At the mercy of the equipment, software and owner.
Server limitations wherein you may not be allowed to have a database, email box, or other common features of a website.
You might have to buy a domain name through this company which is dangerous. Regardless of how big or how reputable a business, you never buy your domain name through the same company that hosts your website. This situation is an open invitation to trouble, especially if your domain name is held hostage in a hosting dispute. Use a domain registrar to purchase domains, and use a hosting provider to host your websites.
Pros of Free Hosting
There are companies out there that are visible in the community. For this reason, they allow reputable charities and neighborhood service groups space for free. You often hear about a provider sponsoring a Little League team and giving them the hosting for free. Of course, in this scenario, it is recommended to use the service. There is no sense in spending donations on fees for a host when the provider is donating that expense outright.
For the average person wanting to start up a website, whether to make a little extra money or a hobby to teach others, there are a couple free solutions that can work out nicely.
You even have two options for hosting. You can choose a relevant domain, which will be a sub-domain of “blogspot.com”, so if you like to talk about gardening, your website address might be “gardeningwithmary.blogspot.com”. The second option is to buy your own domain name, but hook it up with the Google provided DNS, and then although the site is hosted on a free platform, you have your own name and identity. And if you need to be country specific, there are TLDs within blogspot for those operating outside of the US.
Other Benefits of Using Blogger:
can backup files
because people know it already, domain doesn’t look dodgy
no ads from Google unless you sign up yourself and place ads in your website content
millions of people use the application
can upload custom graphics, videos, and other media
no limitations on how big site might grow
server uptime excellent
flexibility to migrate site
plenty of support through both support.google.com archives and the world at large
can promote your site linking from regular channels
can add social media to the site
One caution, you should be aware of is that you can lose your site if you do not adhere to the published Terms and Conditions. It makes sense that there are rules for using the servers for free. But to be honest, if you are not doing anything underhanded, you should be fine. Blogs on stayed on there for years with no problems.
Here’s a Step By Step Tutorial To Get You Started:
Now, I know we have said many times throughout this site that we don’t recommend companies, and that is true. But we are not promoting the paid service here, and WIX has emerged as a major player in online website development. They, too, have longevity on their side and the features and themes are constantly improving.
One of the neat things about this interface is that you can choose to have the editor build your site or you can do it. For someone who has never done any sort of design before, this is quite handy. The system asks a few questions and then creates a framework from which to start. Needless to say, you need to add your content and finesse the site to your choosing, but at least it points you in the right direction. Even building the site yourself, the online software walks you through the process.
Indeed, there is plenty of functionality, as you can go completely free, using a sub-domain to host your site, using one of their free themes for the design, and of course, hosting everything on their servers. For the more advanced or sites that have grown, you will later have the option to choose other paid features. Now for the obligatory disclaimer. We don’t know anything about their services or reliability. If you choose to spend money, check online reviews. We do think, however, that as a free solution, this is perfect for many individuals.

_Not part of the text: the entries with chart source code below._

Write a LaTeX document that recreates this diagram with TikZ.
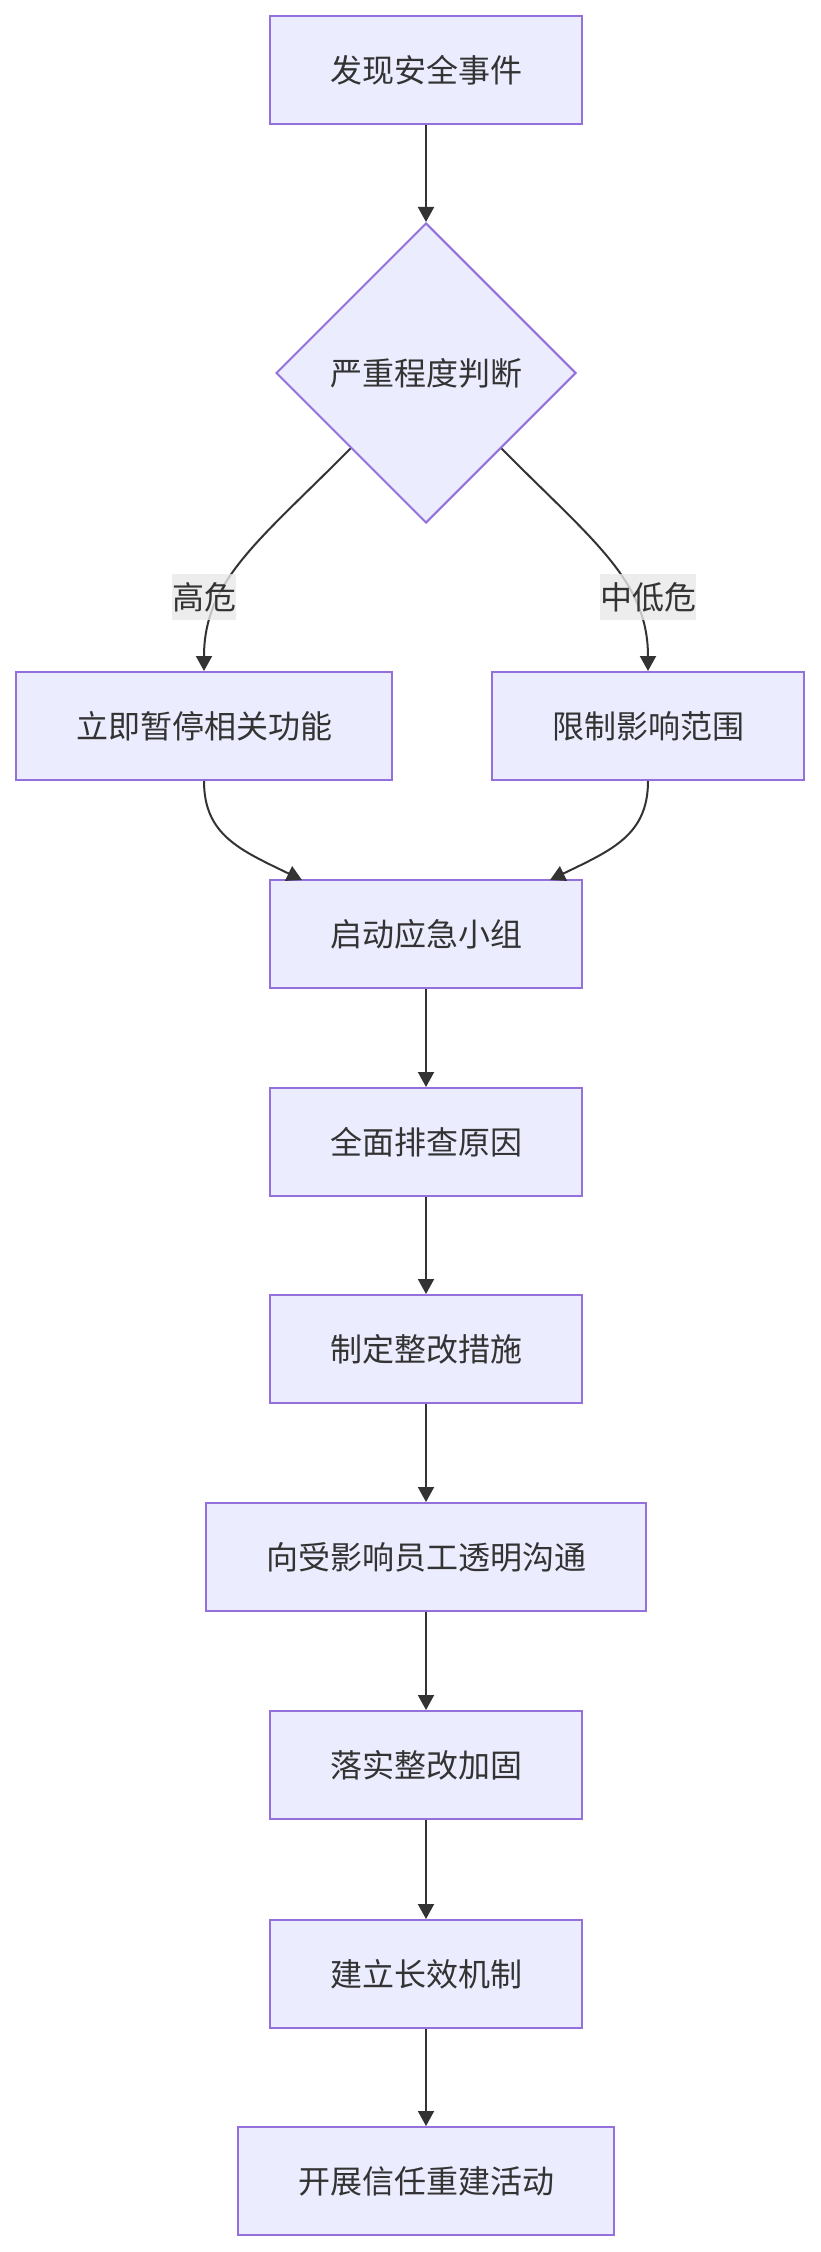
\documentclass[tikz,border=0pt]{standalone}
\usepackage{fontspec}
\setmainfont{Noto Sans CJK SC}
\usetikzlibrary{shapes.geometric,arrows.meta}
\definecolor{boxfill}{HTML}{ECECFF}
\definecolor{boxline}{HTML}{9370DB}
\definecolor{inkgray}{HTML}{333333}
\definecolor{tagfill}{HTML}{E8E8E8}
\tikzset{
  cjk/.style={text=inkgray, font=\fontsize{16pt}{20pt}\selectfont},
  stepbox/.style={cjk, draw=boxline, fill=boxfill, line width=1pt, minimum height=54pt, inner xsep=30pt, inner ysep=0pt},
  choice/.style={cjk, diamond, draw=boxline, fill=boxfill, line width=1pt, minimum width=150pt, minimum height=150pt, inner sep=0pt},
  flow/.style={draw=inkgray, line width=1pt, -{Triangle[length=7.5pt,width=8pt]}},
  tag/.style={cjk, fill=tagfill, fill opacity=0.8, text opacity=1, inner xsep=0pt, inner ysep=0pt, minimum height=23pt}
}
\begin{document}
\begin{tikzpicture}[x=0.5pt, y=-0.5pt]
    \useasboundingbox (0,0) rectangle (820,2252);
    \node[stepbox] (found) at (426,70) {发现安全事件};
    \node[choice] (judge) at (426,373) {严重程度判断};
    \node[stepbox] (pause) at (204,726) {立即暂停相关功能};
    \node[stepbox] (limit) at (648,726) {限制影响范围};
    \node[stepbox] (team) at (426,934) {启动应急小组};
    \node[stepbox] (cause) at (426,1142) {全面排查原因};
    \node[stepbox] (plan) at (426,1349) {制定整改措施};
    \node[stepbox] (talk) at (426,1557) {向受影响员工透明沟通};
    \node[stepbox] (fix) at (426,1765) {落实整改加固};
    \node[stepbox] (rule) at (426,1974) {建立长效机制};
    \node[stepbox] (trust) at (426,2181) {开展信任重建活动};
    \draw[flow] (found.south) -- (judge.north);
    \draw[flow] (judge.south west) .. controls (260,540) and (204,580) .. (pause.north);
    \draw[flow] (judge.south east) .. controls (592,540) and (648,580) .. (limit.north);
    \draw[flow] (pause.south) .. controls (204,835) and (240,850) .. (302,880);
    \draw[flow] (limit.south) .. controls (648,835) and (612,850) .. (550,880);
    \draw[flow] (team.south) -- (cause.north);
    \draw[flow] (cause.south) -- (plan.north);
    \draw[flow] (plan.south) -- (talk.north);
    \draw[flow] (talk.south) -- (fix.north);
    \draw[flow] (fix.south) -- (rule.north);
    \draw[flow] (rule.south) -- (trust.north);
    \node[tag] (high) at (204,597) {高危};
    \node[tag] (mid) at (648,597) {中低危};
\end{tikzpicture}
\end{document}
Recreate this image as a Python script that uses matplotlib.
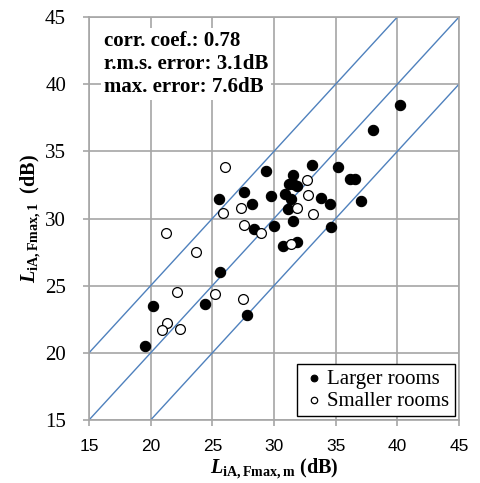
import matplotlib
matplotlib.use('Agg')
import matplotlib.pyplot as plt
import numpy as np

# Larger rooms (filled)
large_x = [19.5, 20.2, 24.4, 25.5, 25.6, 27.6, 27.85, 28.2, 28.4, 29.35, 29.75, 30.0,
           30.7, 30.9, 31.15, 31.25, 31.35, 31.5, 31.55, 31.55, 31.85, 31.9, 33.05,
           33.8, 34.55, 34.6, 35.15, 36.2, 36.55, 37.05, 38.05, 40.2]
large_y = [20.5, 23.45, 23.6, 31.45, 26.0, 31.95, 22.8, 31.05, 29.2, 33.55, 31.65, 29.45,
           27.95, 31.85, 30.7, 32.55, 31.45, 33.25, 32.55, 29.85, 32.4, 28.25, 33.95,
           31.5, 31.05, 29.35, 33.8, 32.95, 32.95, 31.3, 36.6, 38.45]

# Smaller rooms (open)
small_x = [21.25, 23.7, 26.05, 25.9, 27.35, 27.6, 28.95, 22.15, 25.2, 27.45, 21.3,
           20.95, 22.35, 32.65, 32.75, 31.85, 33.15, 31.35]
small_y = [28.95, 27.5, 33.85, 30.4, 30.75, 29.5, 28.9, 24.55, 24.4, 24.0, 22.25,
           21.7, 21.8, 32.9, 31.75, 30.8, 30.3, 28.1]

offsets = [5, 0, -5]
ticks = [15, 20, 25, 30, 35, 40, 45]
stats = ['corr. coef.: 0.78', 'r.m.s. error: 3.1dB', 'max. error: 7.6dB']

plt.rcParams['mathtext.fontset'] = 'custom'
plt.rcParams['mathtext.rm'] = 'Liberation Serif:bold'
plt.rcParams['mathtext.it'] = 'Liberation Serif:bold:italic'
plt.rcParams['mathtext.bf'] = 'Liberation Serif:bold'

grid_c = '#a6a6a6'
fig = plt.figure(figsize=(4.8, 4.83), dpi=100)
ax = fig.add_axes([89/480, 63/483, 370/480, 403/483])

xx = np.array([15, 45])
for off in offsets:
    ax.plot(xx, xx + off, color='#4f81bd', lw=1.0, zorder=2)

ax.scatter(large_x, large_y, s=55, c='black', edgecolors='black', lw=0.8,
           zorder=3, label='Larger rooms')
ax.scatter(small_x, small_y, s=50, c='white', edgecolors='black', lw=0.9,
           zorder=3, label='Smaller rooms')

ax.set_xlim(15, 45)
ax.set_ylim(15, 45)
ax.set_xticks(ticks)
ax.set_yticks(ticks)
ax.grid(True, color=grid_c, lw=1.2, zorder=0)
ax.set_axisbelow(True)
for sp in ax.spines.values():
    sp.set_color(grid_c)
    sp.set_linewidth(1.2)
ax.tick_params(direction='out', length=4.5, width=1.2, color=grid_c)
ax.tick_params(axis='x', pad=9)
ax.tick_params(axis='y', pad=12)
for lab in ax.get_xticklabels():
    lab.set_fontfamily('Liberation Sans')
    lab.set_fontsize(12.5)
for lab in ax.get_yticklabels():
    lab.set_fontfamily('Liberation Serif')
    lab.set_fontsize(15)

ax.set_xlabel(r'$L_{\mathrm{iA,Fmax,m}}$ (dB)', fontfamily='Liberation Serif',
              fontweight='bold', fontsize=14.5, labelpad=2)
ax.set_ylabel(r'$L_{\mathrm{iA,Fmax,1}}$  (dB)', fontfamily='Liberation Serif',
              fontweight='bold', fontsize=14.5)
ax.yaxis.set_label_coords(-0.125, 0.5)

ax.text(0.04, 0.965, '\n'.join(stats), transform=ax.transAxes, va='top', ha='left',
        fontfamily='Liberation Serif', fontweight='bold', fontsize=15, linespacing=1.2,
        bbox=dict(facecolor='white', edgecolor='none', pad=2), zorder=4)

leg = ax.legend(loc='lower right', prop={'family': 'Liberation Serif', 'size': 15},
                fancybox=False, edgecolor='black', framealpha=1, borderpad=0.25,
                handletextpad=0.1, handlelength=1.1, markerscale=0.65,
                borderaxespad=0.2, labelspacing=0.1)
leg.get_frame().set_linewidth(1.0)

plt.savefig('out.png', dpi=100)
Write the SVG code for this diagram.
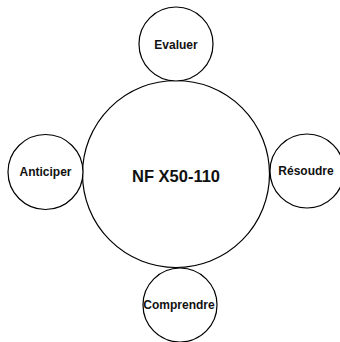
<svg xmlns="http://www.w3.org/2000/svg" width="340" height="342" viewBox="0 0 340 342">
<style>
.c{fill:#fff;stroke:#000;stroke-width:1.2}
.t{font-family:"Liberation Sans",Arial,sans-serif;font-weight:bold;font-size:12px;fill:#111;text-anchor:middle}
.m{font-size:16.5px}
</style>
<rect width="340" height="342" fill="#fff"/>
<g id="connectors"></g>
<g id="main"><circle class="c" cx="176" cy="174" r="93.5"/><text class="t m" x="176" y="182">NF X50-110</text></g>
<g id="evaluer"><circle class="c" cx="176" cy="44" r="37"/><text class="t" x="176" y="49">Evaluer</text></g>
<g id="anticiper"><circle class="c" cx="45.5" cy="172" r="37.5"/><text class="t" x="45.5" y="176">Anticiper</text></g>
<g id="resoudre"><circle class="c" cx="307" cy="171" r="37"/><text class="t" x="306" y="175">Résoudre</text></g>
<g id="comprendre"><circle class="c" cx="180" cy="305" r="37"/><text class="t" x="179" y="309">Comprendre</text></g>
</svg>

#3 Google Free Website Hosting
Interestingly, Google offers another service called Google My Business. They do admit in the promotional material that the resulting website will be simple, but it can be ready in ten minutes, built either through a computer or phone. One good thing about this is you know that the site will be responsive. In other words, it will look good on any device.
Further, according to support.google.com, you have the option to use a totally free solution where you can choose a name to put before “business.site”, which is the sub-domain scenario, or you can purchase your own domain name.
Finally, there are other free website builders and hosts out there. But you really need to read the fine print to make sure there are no catches or that the conditions are some which you can deal with. One of the things that you want to be careful is getting signed into a program that no-one else knows or has every heard of. This means that it will be harder to get answers to your questions.
And while it is great to be able to try something for free, if they don’t offer a real free solution, but rather, just a free trial, you will have wasted your time if you can’t pay and need to go elsewhere. Most likely, you won’t even be able to export your files.
Indeed, we would be remiss at this point if we didn’t discuss the expense of a domain name for just one moment. We understand what it is like to start on a shoestring and being scared about spending money that is earmarked for household bills. But if there is one area that we do think you might splurge ten dollars and that is to buy a domain name.
The biggest reason we recommend this is because once you have put all the time, effort and promotion into a sub-domain, you will lose the goodwill when your website transfers over to a custom domain. Yes, some of the services allow redirection, so that you can send your traffic to the new domain, but realistically, most places are not going to be able to help. If your idea does take off, you run the risk of losing loyal fans in the shuffle of switching from someone else’s sub-domain to your own domain name. But, if you are building your domain from the beginning, no-one can take that hard work away from you.
Now that you have read through this page and absorbed the contents, you most likely agree that hosting a website is not as scary as it seemed before you came here. No-one is saying that you will be an expert right off the bat, because, to be honest, very few web owners know exactly what to do in all circumstances. We stress that you don’t need to understand the ins and outs of the technical issues.
In fact, you don’t really even need to know the terminology, as sometimes that clouds our thinking and decision making process. But if you can take bits and pieces from what we have written, then you can come up with a game plan to knuckle down and order website hosting.